*Exercise instructions:* Starting at the first line of the data, print each line verbatim up to and including the line bearing "(dard) -- ++(0,29);", omitting pictures.

*Data provided:*
##############################

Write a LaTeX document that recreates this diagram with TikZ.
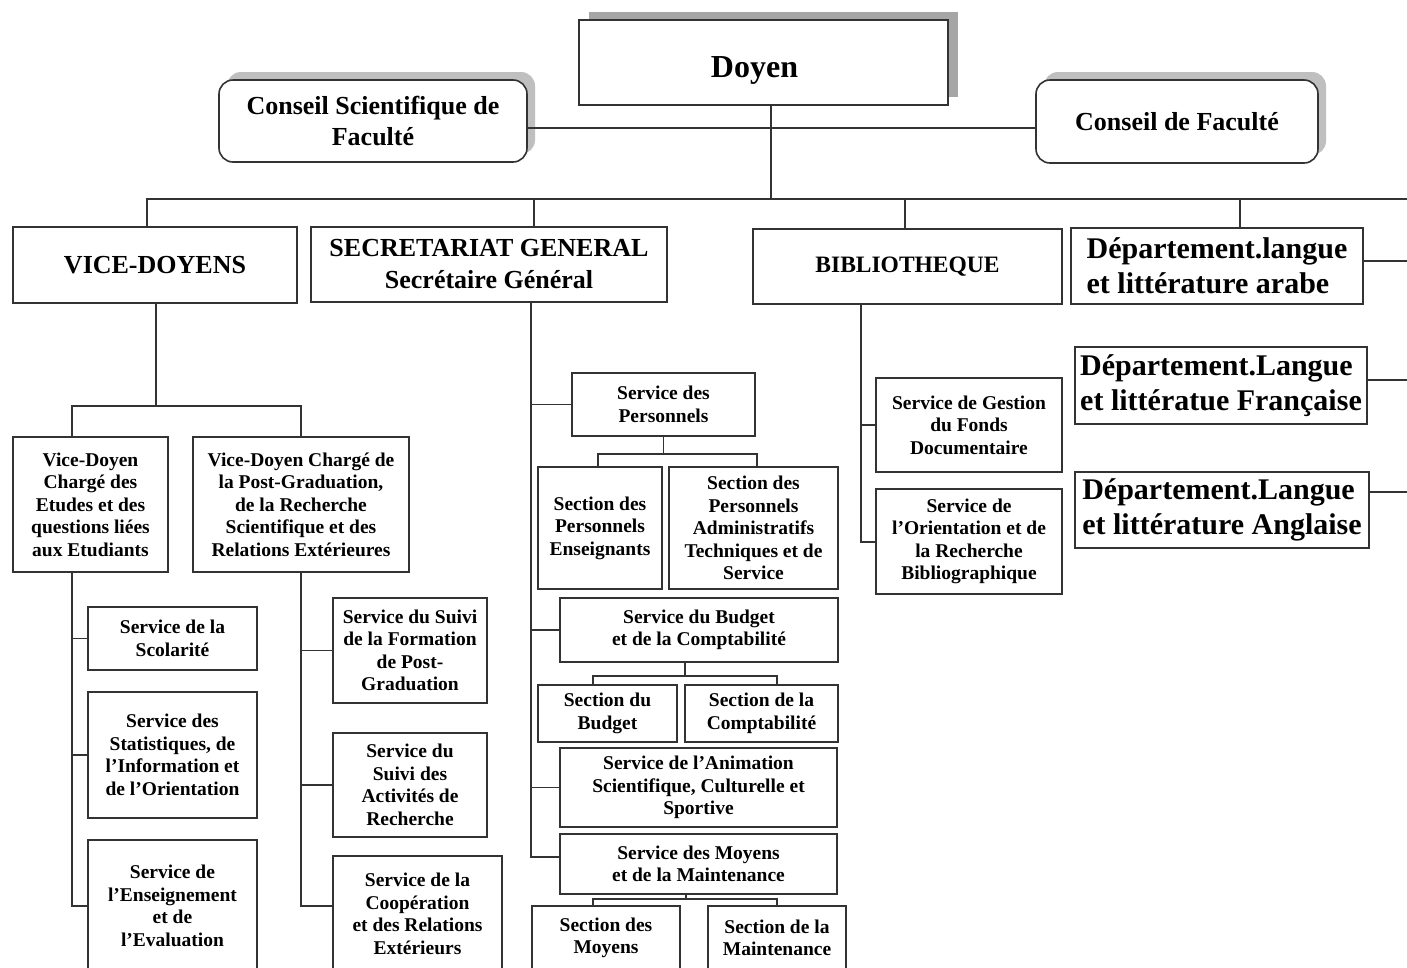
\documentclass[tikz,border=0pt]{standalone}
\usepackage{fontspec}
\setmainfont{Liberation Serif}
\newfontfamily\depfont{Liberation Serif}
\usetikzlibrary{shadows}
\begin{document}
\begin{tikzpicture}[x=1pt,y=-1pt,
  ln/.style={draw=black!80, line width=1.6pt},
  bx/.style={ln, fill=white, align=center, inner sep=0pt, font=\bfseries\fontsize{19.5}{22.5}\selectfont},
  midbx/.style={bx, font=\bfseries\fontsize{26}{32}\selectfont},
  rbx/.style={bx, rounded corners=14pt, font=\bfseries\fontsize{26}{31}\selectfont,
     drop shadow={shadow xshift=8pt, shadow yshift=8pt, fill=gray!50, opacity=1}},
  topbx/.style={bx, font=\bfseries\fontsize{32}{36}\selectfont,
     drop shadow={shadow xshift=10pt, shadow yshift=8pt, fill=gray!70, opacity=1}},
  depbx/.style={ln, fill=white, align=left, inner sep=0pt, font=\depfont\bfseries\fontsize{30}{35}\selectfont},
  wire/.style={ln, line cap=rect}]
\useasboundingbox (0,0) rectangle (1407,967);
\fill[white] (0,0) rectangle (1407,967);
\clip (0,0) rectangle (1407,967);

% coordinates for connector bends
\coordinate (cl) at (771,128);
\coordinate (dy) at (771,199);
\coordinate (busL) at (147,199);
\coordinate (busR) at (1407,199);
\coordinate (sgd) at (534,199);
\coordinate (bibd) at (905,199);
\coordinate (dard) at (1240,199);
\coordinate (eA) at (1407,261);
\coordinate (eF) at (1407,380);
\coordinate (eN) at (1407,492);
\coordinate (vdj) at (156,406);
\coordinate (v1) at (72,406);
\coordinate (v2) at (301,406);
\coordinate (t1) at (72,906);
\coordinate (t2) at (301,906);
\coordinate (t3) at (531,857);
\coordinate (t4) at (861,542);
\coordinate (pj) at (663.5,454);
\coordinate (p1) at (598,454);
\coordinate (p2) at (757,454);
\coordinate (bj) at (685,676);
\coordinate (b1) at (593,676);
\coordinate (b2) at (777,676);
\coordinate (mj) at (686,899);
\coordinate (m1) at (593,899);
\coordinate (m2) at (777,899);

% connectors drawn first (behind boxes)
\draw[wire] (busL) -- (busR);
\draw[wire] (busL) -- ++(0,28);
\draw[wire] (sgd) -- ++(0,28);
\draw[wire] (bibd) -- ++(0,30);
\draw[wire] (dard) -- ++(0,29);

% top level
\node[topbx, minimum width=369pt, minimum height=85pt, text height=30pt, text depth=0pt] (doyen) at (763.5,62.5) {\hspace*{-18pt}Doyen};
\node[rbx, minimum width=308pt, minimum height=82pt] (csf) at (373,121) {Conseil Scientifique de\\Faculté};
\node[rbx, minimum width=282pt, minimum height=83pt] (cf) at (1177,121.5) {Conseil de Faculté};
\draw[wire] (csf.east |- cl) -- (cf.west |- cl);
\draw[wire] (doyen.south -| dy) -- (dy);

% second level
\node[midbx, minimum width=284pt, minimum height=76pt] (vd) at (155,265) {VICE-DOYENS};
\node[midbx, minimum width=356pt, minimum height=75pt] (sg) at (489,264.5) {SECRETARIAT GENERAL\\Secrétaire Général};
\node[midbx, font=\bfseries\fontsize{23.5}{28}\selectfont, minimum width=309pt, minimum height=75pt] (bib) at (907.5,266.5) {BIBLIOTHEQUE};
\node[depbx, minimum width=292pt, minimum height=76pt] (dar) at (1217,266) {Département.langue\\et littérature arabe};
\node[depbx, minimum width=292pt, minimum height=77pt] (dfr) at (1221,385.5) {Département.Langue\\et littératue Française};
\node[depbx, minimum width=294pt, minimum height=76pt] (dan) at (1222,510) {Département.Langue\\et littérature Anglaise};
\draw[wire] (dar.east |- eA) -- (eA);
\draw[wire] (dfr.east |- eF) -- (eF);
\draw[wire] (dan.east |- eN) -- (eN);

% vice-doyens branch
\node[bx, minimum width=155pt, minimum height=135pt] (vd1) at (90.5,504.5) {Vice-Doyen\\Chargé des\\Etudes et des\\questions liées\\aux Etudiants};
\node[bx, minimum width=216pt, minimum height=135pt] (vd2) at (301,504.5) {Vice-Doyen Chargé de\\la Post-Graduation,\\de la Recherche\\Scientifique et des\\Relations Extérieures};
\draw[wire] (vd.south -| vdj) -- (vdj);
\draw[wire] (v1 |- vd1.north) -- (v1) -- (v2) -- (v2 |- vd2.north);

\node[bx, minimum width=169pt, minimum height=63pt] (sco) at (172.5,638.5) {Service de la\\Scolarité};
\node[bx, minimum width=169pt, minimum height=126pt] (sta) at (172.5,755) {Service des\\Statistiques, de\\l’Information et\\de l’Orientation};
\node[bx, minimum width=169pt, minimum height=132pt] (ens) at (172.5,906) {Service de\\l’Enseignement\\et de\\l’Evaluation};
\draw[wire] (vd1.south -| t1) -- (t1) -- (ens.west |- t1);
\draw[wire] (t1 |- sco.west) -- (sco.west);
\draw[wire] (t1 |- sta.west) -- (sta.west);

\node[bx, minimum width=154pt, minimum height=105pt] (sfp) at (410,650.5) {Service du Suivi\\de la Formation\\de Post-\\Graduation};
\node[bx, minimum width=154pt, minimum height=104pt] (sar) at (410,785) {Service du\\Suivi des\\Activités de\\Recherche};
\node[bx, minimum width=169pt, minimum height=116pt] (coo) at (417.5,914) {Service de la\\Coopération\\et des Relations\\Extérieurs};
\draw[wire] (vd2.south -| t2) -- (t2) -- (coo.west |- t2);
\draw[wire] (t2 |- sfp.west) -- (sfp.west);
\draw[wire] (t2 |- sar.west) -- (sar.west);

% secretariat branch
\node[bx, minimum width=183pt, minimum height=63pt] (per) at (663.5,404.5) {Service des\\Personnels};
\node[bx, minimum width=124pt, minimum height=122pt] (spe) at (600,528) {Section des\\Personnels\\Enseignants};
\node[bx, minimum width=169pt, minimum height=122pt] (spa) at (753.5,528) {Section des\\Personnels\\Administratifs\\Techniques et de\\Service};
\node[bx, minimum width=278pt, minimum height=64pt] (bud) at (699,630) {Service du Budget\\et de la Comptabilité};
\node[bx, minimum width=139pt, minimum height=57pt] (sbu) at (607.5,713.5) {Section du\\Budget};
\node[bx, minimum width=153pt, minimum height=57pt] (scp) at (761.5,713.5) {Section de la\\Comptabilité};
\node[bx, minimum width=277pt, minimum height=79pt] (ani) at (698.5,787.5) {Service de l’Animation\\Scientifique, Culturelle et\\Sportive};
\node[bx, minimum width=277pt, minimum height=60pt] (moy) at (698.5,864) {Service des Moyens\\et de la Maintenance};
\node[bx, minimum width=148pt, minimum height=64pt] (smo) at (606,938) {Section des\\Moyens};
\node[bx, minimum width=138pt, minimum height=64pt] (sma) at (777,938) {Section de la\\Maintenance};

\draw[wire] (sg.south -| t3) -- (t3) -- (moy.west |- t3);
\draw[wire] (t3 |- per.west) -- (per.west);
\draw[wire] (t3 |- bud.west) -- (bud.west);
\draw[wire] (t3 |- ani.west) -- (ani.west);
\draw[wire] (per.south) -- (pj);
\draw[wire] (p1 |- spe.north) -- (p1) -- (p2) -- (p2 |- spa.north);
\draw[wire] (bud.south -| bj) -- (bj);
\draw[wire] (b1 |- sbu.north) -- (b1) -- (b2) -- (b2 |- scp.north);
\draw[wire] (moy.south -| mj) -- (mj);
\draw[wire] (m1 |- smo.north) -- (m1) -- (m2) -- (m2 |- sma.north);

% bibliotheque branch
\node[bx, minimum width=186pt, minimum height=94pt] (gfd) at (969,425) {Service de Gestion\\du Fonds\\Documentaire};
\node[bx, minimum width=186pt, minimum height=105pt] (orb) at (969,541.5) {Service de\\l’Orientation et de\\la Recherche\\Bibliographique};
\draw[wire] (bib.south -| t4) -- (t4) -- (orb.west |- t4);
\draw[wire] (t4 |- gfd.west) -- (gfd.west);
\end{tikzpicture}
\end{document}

##############################

*Written answer:*
Write a LaTeX document that recreates this diagram with TikZ.
\documentclass[tikz,border=0pt]{standalone}
\usepackage{fontspec}
\setmainfont{Liberation Serif}
\newfontfamily\depfont{Liberation Serif}
\usetikzlibrary{shadows}
\begin{document}
\begin{tikzpicture}[x=1pt,y=-1pt,
  ln/.style={draw=black!80, line width=1.6pt},
  bx/.style={ln, fill=white, align=center, inner sep=0pt, font=\bfseries\fontsize{19.5}{22.5}\selectfont},
  midbx/.style={bx, font=\bfseries\fontsize{26}{32}\selectfont},
  rbx/.style={bx, rounded corners=14pt, font=\bfseries\fontsize{26}{31}\selectfont,
     drop shadow={shadow xshift=8pt, shadow yshift=8pt, fill=gray!50, opacity=1}},
  topbx/.style={bx, font=\bfseries\fontsize{32}{36}\selectfont,
     drop shadow={shadow xshift=10pt, shadow yshift=8pt, fill=gray!70, opacity=1}},
  depbx/.style={ln, fill=white, align=left, inner sep=0pt, font=\depfont\bfseries\fontsize{30}{35}\selectfont},
  wire/.style={ln, line cap=rect}]
\useasboundingbox (0,0) rectangle (1407,967);
\fill[white] (0,0) rectangle (1407,967);
\clip (0,0) rectangle (1407,967);

% coordinates for connector bends
\coordinate (cl) at (771,128);
\coordinate (dy) at (771,199);
\coordinate (busL) at (147,199);
\coordinate (busR) at (1407,199);
\coordinate (sgd) at (534,199);
\coordinate (bibd) at (905,199);
\coordinate (dard) at (1240,199);
\coordinate (eA) at (1407,261);
\coordinate (eF) at (1407,380);
\coordinate (eN) at (1407,492);
\coordinate (vdj) at (156,406);
\coordinate (v1) at (72,406);
\coordinate (v2) at (301,406);
\coordinate (t1) at (72,906);
\coordinate (t2) at (301,906);
\coordinate (t3) at (531,857);
\coordinate (t4) at (861,542);
\coordinate (pj) at (663.5,454);
\coordinate (p1) at (598,454);
\coordinate (p2) at (757,454);
\coordinate (bj) at (685,676);
\coordinate (b1) at (593,676);
\coordinate (b2) at (777,676);
\coordinate (mj) at (686,899);
\coordinate (m1) at (593,899);
\coordinate (m2) at (777,899);

% connectors drawn first (behind boxes)
\draw[wire] (busL) -- (busR);
\draw[wire] (busL) -- ++(0,28);
\draw[wire] (sgd) -- ++(0,28);
\draw[wire] (bibd) -- ++(0,30);
\draw[wire] (dard) -- ++(0,29);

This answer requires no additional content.